Teter has some tricks up sleeve

She's healthy and ready for Tour

November 20, 2008|Marty Basch, Globe Correspondent

The easygoing Hannah Teter is tight-lipped when it comes to how she plans to fly in the halfpipe this season.

"That's top secret information," she said with a laugh from South Lake Tahoe, Calif. "I'm working on a lot of stuff. I'm trying to do more inverts and corked-out rotations that you don't see at the girls' level. I want to be more creative."

Teter's spent a lot of time in the gym after a knee injury forced her to take it easy last winter. Nonetheless she delivered third-place finishes at the European Open and Breckenridge Grand Prix.

The 2006 Olympic halfpipe gold medalist and Vermont native is among several planning to compete in the three-stop AST Winter Dew Tour, which begins Dec. 18 at Colorado's Breckenridge, stops at Vermont's Mount Snow Jan. 8-11, and wraps up in Lake Tahoe, Calif., Feb. 19-22. Shaun White, Kelly Clark, Torah Bright, Danny Kass, and Kevin Pearce are also expected to compete. The snowboard and free-ski Tour has a $1.5 million purse.
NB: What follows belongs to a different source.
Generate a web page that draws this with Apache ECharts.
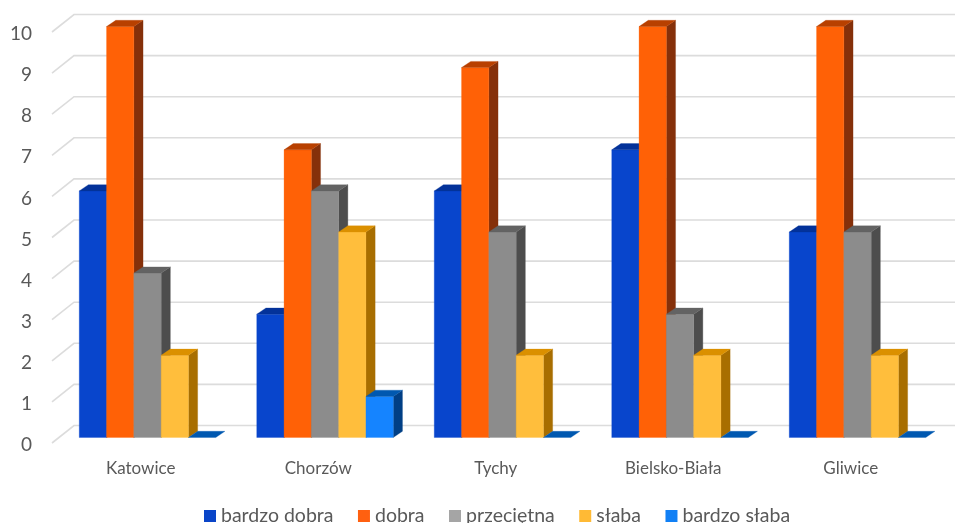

"Kelly [Clark, an Olympic gold medal winner with Vermont connections] is definitely the one to look at this season," Teter said. "She's definitely pushing it and I'm going to be on her tail."

Teter is from Vermont's first family of snowboarding. She is being coached by big brother Abe, whom she remembers competing in the X Games at Mount Snow in 2000.

"I went there and watched Abe compete," she said. "I remember thinking it looked fun and that I should do that. That inspired me to do the same."

Since her Olympic win, Teter, 21, donates her competition earnings through her charity, Hannah's Gold, which raises money through maple syrup sales to children in Kenya. She and her family visited Kirindon, Kenya, recently where she saw the money being used for improvements to buildings and sanitation.

"This is a rest-of-my-career decision," she said. "I wanted to make some cashola for the children there. I needed a new kind of motivation to compete and this keeps me going while helping other people."

Cushioning the blow

Windham Mountain in upstate New York will become the first US ski resort to use a huge, inflatable compression bag to cushion the blows for skiers or boarders who botch their landings while performing halfpipe aerial maneuvers.

The heavy-gauge "Big Air Bag" measures 56 feet by 33 feet and reinflates every 10 seconds. Manufactured in The Netherlands and just now starting to catch on in Europe, Windham Mountain expects it will be a hit stateside, and signed on to be the product's distributor in America.

Windham intends to incorporate the Big Air Bag as a training tool for local freestyle teams as well as a fun perk for ticket-holders, but aspiring aerial acrobats will be required to view an educational demo video first.